If you’ve been brainwashed into thinking your church is the only one doing it right: you’ve fallen for a tribal, cult-like, isolated, nationalistic paradigm which Jesus came to destroy. If you think a pastor is a false teacher, you are not “protecting” people by publicly shaming him. Instead of using your energy to blast the guy, we could be on our knees praying in sweat and tears for God to rend their hearts open and to have mercy on us all. Most likely though, this guy isn’t a false teacher but he simply does ministry differently than you, and you’re butt-hurt for reasons that won’t matter when you stand before God’s face-melting glory at the end of your one short life. If you have to call out a false teacher, point at yourself first.

I know that no matter how much we divide our own church, God still has grace and He will still work in His sovereignty. But it will be in spite of us and not through us. I would much rather God work through me than past me. It’s better. It is how we will not just survive, but thrive.

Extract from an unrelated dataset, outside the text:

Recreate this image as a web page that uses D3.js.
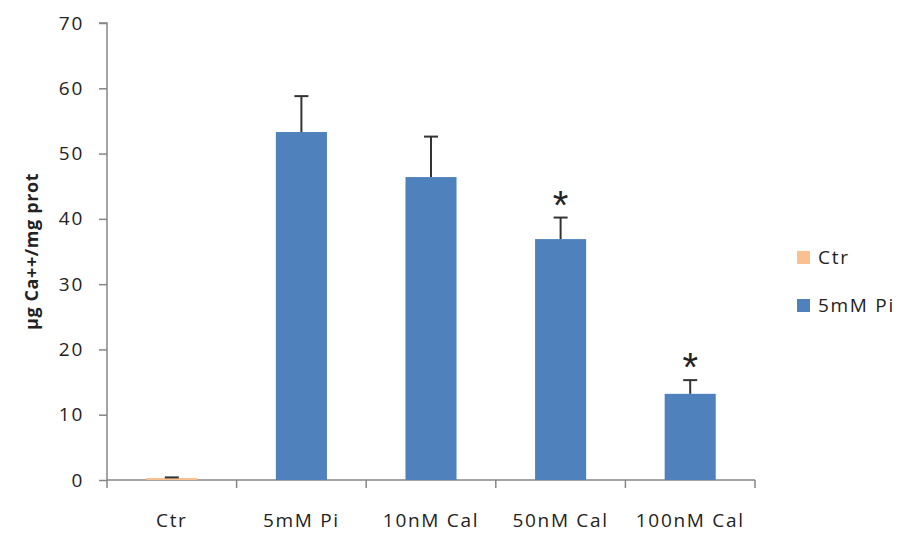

I have defended crappy terrible pastors for years now. I have also talked my share of trash. I’m done with both. I will say nothing less than to point to Jesus. I beg of you: celebrate people, because God loves them too. Pray for them, because they need it. And pray for yourself, to let go of excuses and let go of your pride. Gossip is gossip, regardless of what else you call it. I plead with you: please join me in stopping the stream of crap that so quickly emerges from our mouths, which have the potential for greater than this.